Set the lines down again exactly, first line through the line that contains "const aStimLevel = [2.08, 1.42, 0.20];", with no pictures.

Begin Provided data

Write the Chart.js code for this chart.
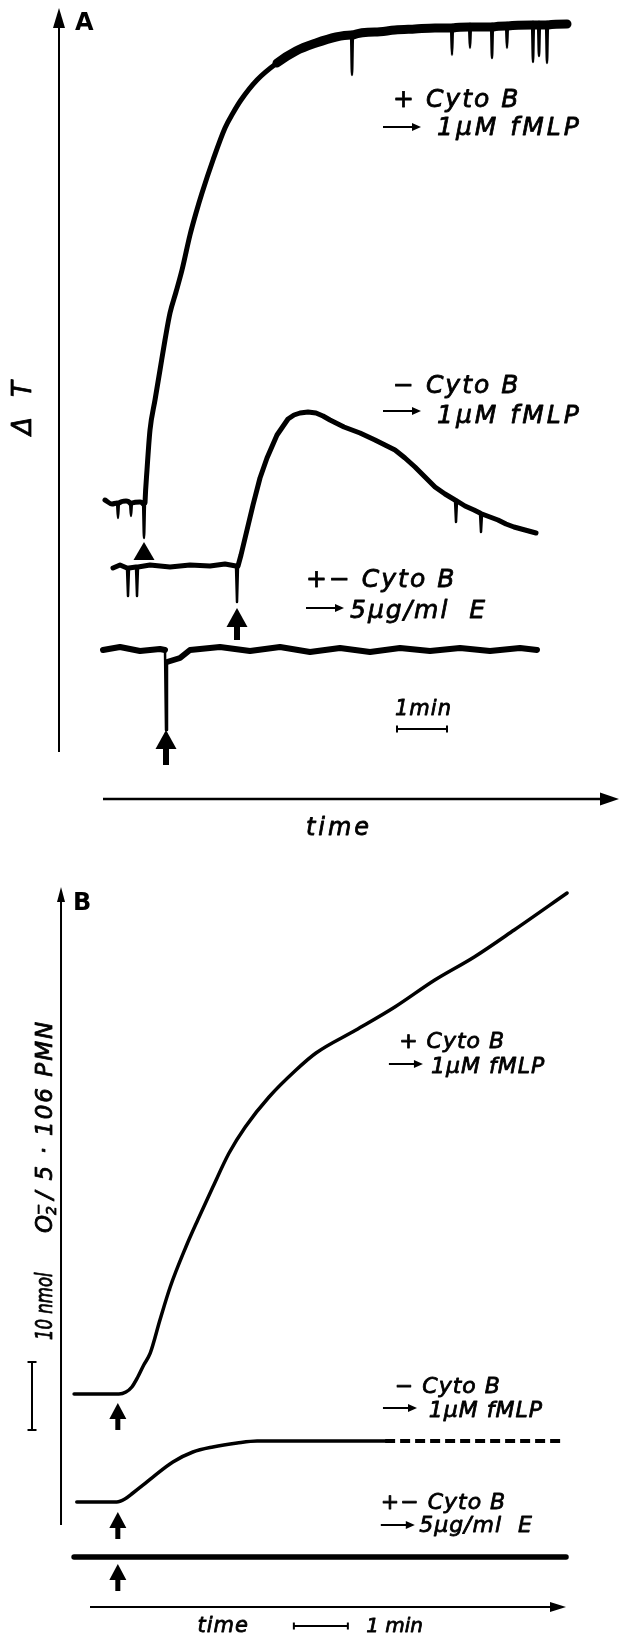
<!DOCTYPE html>
<html>
<head>
<meta charset="utf-8">
<script src="https://cdn.jsdelivr.net/npm/chart.js@4.4.1/dist/chart.umd.min.js"></script>
<style>
  body { margin: 0; background: #fff; }
  canvas { display: block; }
</style>
</head>
<body>
<canvas id="panelA" width="621" height="850"></canvas>
<canvas id="panelB" width="621" height="785"></canvas>
<script>
// ---------- Panel A : transmission change (ΔT, arb. units) vs time (min) ----------
// +Cyto B, 1 µM fMLP
const a1Time  = [0.10,0.24,0.34,0.36,0.38,0.52,0.60,0.62,0.64,0.80,0.86,0.88,0.90,0.94,1.00,1.10,1.20,1.30,1.40,1.52,1.64,1.80,1.92,2.04,2.26,2.50,2.66,2.82,3.14,3.54,3.92,4.32,4.72,5.02,5.04,5.06,5.50,5.90,6.30,6.70,7.02,7.04,7.06,7.38,7.40,7.42,7.82,7.84,7.86,8.12,8.14,8.16,8.64,8.66,8.68,8.76,8.78,8.80,8.92,8.94,8.96,9.34];
const a1Value = [2.50,2.46,2.47,2.32,2.47,2.49,2.47,2.34,2.47,2.48,2.46,2.12,2.47,2.80,3.20,3.50,3.80,4.10,4.37,4.58,4.80,5.15,5.37,5.57,5.90,6.22,6.37,6.50,6.70,6.87,6.99,7.07,7.13,7.15,6.75,7.15,7.18,7.20,7.21,7.22,7.22,6.95,7.22,7.23,7.02,7.23,7.23,6.92,7.23,7.24,7.02,7.24,7.25,6.88,7.25,7.25,6.94,7.25,7.25,6.87,7.25,7.26];
// -Cyto B, 1 µM fMLP
const a2Time  = [0.26,0.40,0.54,0.56,0.58,0.72,0.74,0.76,1.00,1.40,1.80,2.20,2.50,2.72,2.74,2.76,2.82,2.94,3.06,3.20,3.34,3.54,3.76,3.88,4.00,4.16,4.32,4.46,4.60,4.88,5.20,5.50,5.70,5.90,6.10,6.30,6.50,6.70,6.90,7.10,7.12,7.14,7.30,7.48,7.60,7.62,7.64,7.80,7.96,8.12,8.28,8.50,8.72];
const a2Value = [1.82,1.85,1.82,1.54,1.82,1.83,1.54,1.83,1.85,1.83,1.85,1.84,1.86,1.84,1.48,1.84,1.95,2.20,2.45,2.72,2.92,3.15,3.31,3.35,3.37,3.38,3.37,3.34,3.30,3.23,3.17,3.10,3.05,3.00,2.92,2.83,2.73,2.63,2.56,2.50,2.28,2.49,2.44,2.40,2.37,2.18,2.36,2.33,2.30,2.26,2.23,2.20,2.17];
// +/-Cyto B, 5 µg/ml E
const a3Time  = [0.06,0.40,0.80,1.20,1.30,1.32,1.34,1.60,1.80,2.40,3.00,3.60,4.20,4.80,5.40,6.00,6.60,7.20,7.80,8.40,8.74];
const a3Value = [1.00,1.03,0.99,1.01,1.00,0.20,0.88,0.92,1.00,1.03,0.99,1.03,0.98,1.02,0.98,1.02,0.99,1.02,0.99,1.02,1.00];
// stimulus additions (time, level of marker tip)
const aStimTime  = [0.88, 2.74, 1.32];
const aStimLevel = [2.08, 1.42, 0.20];

// ---------- Panel B : O2- production (nmol / 5·10^6 PMN) vs time (min) ----------
const b1Time = [-0.48,0.00,0.35,0.48,0.59,0.70,0.81,0.93,1.11,1.30,1.59,1.81,2.09,2.39,2.69,3.13,3.63,4.00,4.74,5.46,6.20,6.93,7.67,8.65];
const b1Nmol = [23.97,23.97,23.97,24.26,25.00,26.47,28.24,29.97,34.85,39.71,45.59,49.56,54.41,59.41,63.24,67.65,71.62,74.12,77.50,80.88,84.85,88.24,92.21,97.65];
const b2Time = [-0.43,0.31,0.46,0.61,0.80,0.98,1.35,1.72,2.09,2.54,2.91,5.28];
const b2Nmol = [8.09,8.09,8.53,9.41,10.59,11.76,13.97,15.44,16.18,16.76,17.06,17.06];
const b2DashTime = [5.28, 8.57];
const b2DashNmol = [17.06, 17.06];
const b3Time = [-0.48, 8.63];
const b3Nmol = [0, 0];
const bStimTime  = [0.33, 0.33, 0.33];
const bStimLevel = [22.65, 6.62, -1.03];

const FONT = '"DejaVu Sans", sans-serif';
const xy = (ts, vs) => ts.map((t, i) => ({ x: t, y: vs[i] }));

// thin injection spikes
const spikeWidth = (w) => (c) => {
  const dx = Math.abs(c.p1.parsed.x - c.p0.parsed.x);
  const dy = Math.abs(c.p1.parsed.y - c.p0.parsed.y);
  return dx < 0.025 && dy > 0.08 ? 2.5 : w(c);
};

function line(ctx, x0, y0, x1, y1, w) {
  ctx.lineWidth = w;
  ctx.beginPath(); ctx.moveTo(x0, y0); ctx.lineTo(x1, y1); ctx.stroke();
}

function axisArrow(ctx, x0, y0, x1, y1, w, len, hw) {
  const a = Math.atan2(y1 - y0, x1 - x0);
  const bx = x1 - Math.cos(a) * len, by = y1 - Math.sin(a) * len;
  line(ctx, x0, y0, bx + Math.cos(a) * 2, by + Math.sin(a) * 2, w);
  ctx.beginPath();
  ctx.moveTo(x1, y1);
  ctx.lineTo(bx - Math.sin(a) * hw / 2, by + Math.cos(a) * hw / 2);
  ctx.lineTo(bx + Math.sin(a) * hw / 2, by - Math.cos(a) * hw / 2);
  ctx.closePath(); ctx.fill();
}

function upArrow(ctx, x, y, m) {
  ctx.fillRect(x - m.shaft / 2, y + m.headH - 1, m.shaft, m.len - m.headH + 1);
  ctx.beginPath();
  ctx.moveTo(x, y); ctx.lineTo(x - m.headW / 2, y + m.headH); ctx.lineTo(x + m.headW / 2, y + m.headH);
  ctx.closePath(); ctx.fill();
}

function decorPlugin(d) {
  return {
    id: 'decor',
    afterDatasetsDraw(chart) {
      const ctx = chart.ctx;
      const X = t => chart.scales.x.getPixelForValue(t);
      const Y = v => chart.scales.y.getPixelForValue(v);
      ctx.save();
      ctx.fillStyle = '#000'; ctx.strokeStyle = '#000'; ctx.lineCap = 'butt';

      d.axes.forEach(a => axisArrow(ctx, X(a.from[0]), Y(a.from[1]), X(a.to[0]), Y(a.to[1]), a.width, a.len, a.hw));

      d.stimTime.forEach((t, i) => {
        const m = d.markers[i];
        const x = X(t), y = Y(d.stimLevel[i]);
        if (m.shape === 'triangle') {
          ctx.beginPath();
          ctx.moveTo(x, y); ctx.lineTo(x - m.w / 2, y + m.h); ctx.lineTo(x + m.w / 2, y + m.h);
          ctx.closePath(); ctx.fill();
        } else {
          upArrow(ctx, x, y, m);
        }
      });

      d.bars.forEach(b => {
        const x0 = X(b.from[0]), y0 = Y(b.from[1]), x1 = X(b.to[0]), y1 = Y(b.to[1]);
        line(ctx, x0, y0, x1, y1, b.width);
        const vert = Math.abs(x1 - x0) < 1;
        [[x0, y0], [x1, y1]].forEach(([px, py]) => {
          if (vert) line(ctx, px - b.tick / 2, py, px + b.tick / 2, py, 2);
          else line(ctx, px, py - b.tick / 2, px, py + b.tick / 2, 2);
        });
      });

      d.labelArrows.forEach(a => axisArrow(ctx, X(a.t0), Y(a.v), X(a.t1), Y(a.v), 2, 9, 8));

      d.labels.forEach(L => {
        ctx.save();
        ctx.translate(X(L.t), Y(L.v));
        if (L.rotate) ctx.rotate(-Math.PI / 2);
        if (L.stretch) ctx.scale(L.stretch, 1);
        ctx.font = (L.bold ? 'bold ' : 'italic ') + L.size + 'px ' + FONT;
        ctx.letterSpacing = (L.ls || 0) + 'px';
        ctx.textAlign = L.align || 'left';
        ctx.textBaseline = 'alphabetic';
        ctx.fillText(L.text, 0, 0);
        if (!L.bold) {           // hand-lettered look: slightly heavier strokes
          ctx.lineWidth = 0.8;
          ctx.lineJoin = 'round';
          ctx.strokeText(L.text, 0, 0);
        }
        ctx.restore();
      });
      ctx.restore();
    }
  };
}

function makePanel(id, datasets, xr, yr, decor) {
  return new Chart(document.getElementById(id), {
    type: 'line',
    data: { datasets },
    options: {
      responsive: false,
      animation: false,
      devicePixelRatio: 1,
      layout: { padding: 0 },
      scales: {
        x: { type: 'linear', min: xr[0], max: xr[1], display: false },
        y: { type: 'linear', min: yr[0], max: yr[1], display: false }
      },
      elements: {
        point: { radius: 0, hitRadius: 0 },
        line: { borderColor: '#000', fill: false, borderJoinStyle: 'round', borderCapStyle: 'round' }
      },
      plugins: { legend: { display: false }, tooltip: { enabled: false } }
    },
    plugins: [decorPlugin(decor)]
  });
}

// ----- Panel A -----
const arrowA = { shape: 'arrow', headW: 21, headH: 19, shaft: 6 };
makePanel('panelA', [
  { data: xy(a1Time, a1Value), borderWidth: 5, cubicInterpolationMode: 'monotone',
    segment: { borderWidth: spikeWidth(c => c.p0.parsed.x > 3.3 ? 9 : 5) } },
  { data: xy(a2Time, a2Value), borderWidth: 5, tension: 0,
    segment: { borderWidth: spikeWidth(() => 5) } },
  { data: xy(a3Time, a3Value), borderWidth: 6, tension: 0,
    segment: { borderWidth: spikeWidth(() => 6) } }
], [-2, 10.42], [-1, 7.5], {
  axes: [
    { from: [-0.82, -0.02], to: [-0.82, 7.42], width: 2, len: 20, hw: 12 },
    { from: [0.06, -0.49], to: [10.38, -0.49], width: 2.5, len: 19, hw: 13 }
  ],
  stimTime: aStimTime, stimLevel: aStimLevel,
  markers: [
    { shape: 'triangle', w: 21, h: 18 },
    Object.assign({ len: 32 }, arrowA),
    Object.assign({ len: 35 }, arrowA)
  ],
  bars: [ { from: [5.94, 0.21], to: [6.94, 0.21], width: 2, tick: 7 } ],
  labelArrows: [
    { t0: 5.66, t1: 6.42, v: 6.23 },
    { t0: 5.66, t1: 6.42, v: 3.39 },
    { t0: 4.12, t1: 4.88, v: 1.42 }
  ],
  labels: [
    { text: 'A', t: -0.5, v: 7.2, size: 24, bold: true },
    { text: 'Δ T', t: -1.38, v: 3.45, size: 26, ls: 6, align: 'center', rotate: true },
    { text: '+ Cyto B', t: 5.86, v: 6.43, size: 25, ls: 2 },
    { text: '1μM fMLP', t: 6.74, v: 6.15, size: 25, ls: 3 },
    { text: '− Cyto B', t: 5.86, v: 3.57, size: 25, ls: 2 },
    { text: '1μM fMLP', t: 6.74, v: 3.27, size: 25, ls: 3 },
    { text: '+− Cyto B', t: 4.12, v: 1.63, size: 25, ls: 2 },
    { text: '5μg/ml  E', t: 5.00, v: 1.32, size: 25, ls: 2 },
    { text: '1min', t: 5.90, v: 0.35, size: 21, ls: 1 },
    { text: 'time', t: 4.78, v: -0.85, size: 24, ls: 3, align: 'center' }
  ]
});

// ----- Panel B -----
const arrowB = { shape: 'arrow', headW: 17, headH: 16, shaft: 5, len: 27 };
makePanel('panelB', [
  { data: xy(b1Time, b1Nmol), borderWidth: 3.5, cubicInterpolationMode: 'monotone' },
  { data: xy(b2Time, b2Nmol), borderWidth: 3.5, cubicInterpolationMode: 'monotone' },
  { data: xy(b2DashTime, b2DashNmol), borderWidth: 4, borderDash: [10, 5], borderCapStyle: 'butt' },
  { data: xy(b3Time, b3Nmol), borderWidth: 5.5 }
], [-1.85185, 9.64815], [-11.47, 103.97], {
  axes: [
    { from: [-0.722, 4.71], to: [-0.722, 98.53], width: 2, len: 15, hw: 8 },
    { from: [-0.185, -7.35], to: [8.63, -7.35], width: 2, len: 16, hw: 10 }
  ],
  stimTime: bStimTime, stimLevel: bStimLevel,
  markers: [arrowB, arrowB, arrowB],
  bars: [
    { from: [3.59, -10.15], to: [4.59, -10.15], width: 2, tick: 7 },
    { from: [-1.259, 18.68], to: [-1.259, 28.68], width: 2, tick: 9 }
  ],
  labelArrows: [
    { t0: 5.35, t1: 5.98, v: 72.5 },
    { t0: 5.24, t1: 5.87, v: 21.91 },
    { t0: 5.20, t1: 5.83, v: 4.71 }
  ],
  labels: [
    { text: 'B', t: -0.5, v: 95.15, size: 24, bold: true },
    { text: '10 nmol', t: -0.889, v: 31.91, size: 23, stretch: 0.72, rotate: true },
    { text: 'O', t: -0.889, v: 47.65, size: 23, rotate: true },
    { text: '2', t: -0.815, v: 50.3, size: 14, rotate: true },
    { text: '−', t: -1.056, v: 50.3, size: 14, rotate: true },
    { text: ' / 5 · 106 PMN', t: -0.889, v: 51.2, size: 23, ls: 2, rotate: true },
    { text: '+ Cyto B', t: 5.54, v: 74.85, size: 22, ls: 1 },
    { text: '1μM fMLP', t: 6.13, v: 71.18, size: 22, ls: 1 },
    { text: '− Cyto B', t: 5.46, v: 24.12, size: 22, ls: 1 },
    { text: '1μM fMLP', t: 6.09, v: 20.59, size: 22, ls: 1 },
    { text: '+− Cyto B', t: 5.20, v: 7.06, size: 22, ls: 1 },
    { text: '5μg/ml  E', t: 5.91, v: 3.68, size: 22, ls: 1 },
    { text: 'time', t: 2.28, v: -11.03, size: 21, ls: 1, align: 'center' },
    { text: '1 min', t: 4.93, v: -11.03, size: 20 }
  ]
});
</script>
</body>
</html>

End Provided data

> [Task solution]
Write the Chart.js code for this chart.
<!DOCTYPE html>
<html>
<head>
<meta charset="utf-8">
<script src="https://cdn.jsdelivr.net/npm/chart.js@4.4.1/dist/chart.umd.min.js"></script>
<style>
  body { margin: 0; background: #fff; }
  canvas { display: block; }
</style>
</head>
<body>
<canvas id="panelA" width="621" height="850"></canvas>
<canvas id="panelB" width="621" height="785"></canvas>
<script>
// ---------- Panel A : transmission change (ΔT, arb. units) vs time (min) ----------
// +Cyto B, 1 µM fMLP
const a1Time  = [0.10,0.24,0.34,0.36,0.38,0.52,0.60,0.62,0.64,0.80,0.86,0.88,0.90,0.94,1.00,1.10,1.20,1.30,1.40,1.52,1.64,1.80,1.92,2.04,2.26,2.50,2.66,2.82,3.14,3.54,3.92,4.32,4.72,5.02,5.04,5.06,5.50,5.90,6.30,6.70,7.02,7.04,7.06,7.38,7.40,7.42,7.82,7.84,7.86,8.12,8.14,8.16,8.64,8.66,8.68,8.76,8.78,8.80,8.92,8.94,8.96,9.34];
const a1Value = [2.50,2.46,2.47,2.32,2.47,2.49,2.47,2.34,2.47,2.48,2.46,2.12,2.47,2.80,3.20,3.50,3.80,4.10,4.37,4.58,4.80,5.15,5.37,5.57,5.90,6.22,6.37,6.50,6.70,6.87,6.99,7.07,7.13,7.15,6.75,7.15,7.18,7.20,7.21,7.22,7.22,6.95,7.22,7.23,7.02,7.23,7.23,6.92,7.23,7.24,7.02,7.24,7.25,6.88,7.25,7.25,6.94,7.25,7.25,6.87,7.25,7.26];
// -Cyto B, 1 µM fMLP
const a2Time  = [0.26,0.40,0.54,0.56,0.58,0.72,0.74,0.76,1.00,1.40,1.80,2.20,2.50,2.72,2.74,2.76,2.82,2.94,3.06,3.20,3.34,3.54,3.76,3.88,4.00,4.16,4.32,4.46,4.60,4.88,5.20,5.50,5.70,5.90,6.10,6.30,6.50,6.70,6.90,7.10,7.12,7.14,7.30,7.48,7.60,7.62,7.64,7.80,7.96,8.12,8.28,8.50,8.72];
const a2Value = [1.82,1.85,1.82,1.54,1.82,1.83,1.54,1.83,1.85,1.83,1.85,1.84,1.86,1.84,1.48,1.84,1.95,2.20,2.45,2.72,2.92,3.15,3.31,3.35,3.37,3.38,3.37,3.34,3.30,3.23,3.17,3.10,3.05,3.00,2.92,2.83,2.73,2.63,2.56,2.50,2.28,2.49,2.44,2.40,2.37,2.18,2.36,2.33,2.30,2.26,2.23,2.20,2.17];
// +/-Cyto B, 5 µg/ml E
const a3Time  = [0.06,0.40,0.80,1.20,1.30,1.32,1.34,1.60,1.80,2.40,3.00,3.60,4.20,4.80,5.40,6.00,6.60,7.20,7.80,8.40,8.74];
const a3Value = [1.00,1.03,0.99,1.01,1.00,0.20,0.88,0.92,1.00,1.03,0.99,1.03,0.98,1.02,0.98,1.02,0.99,1.02,0.99,1.02,1.00];
// stimulus additions (time, level of marker tip)
const aStimTime  = [0.88, 2.74, 1.32];
const aStimLevel = [2.08, 1.42, 0.20];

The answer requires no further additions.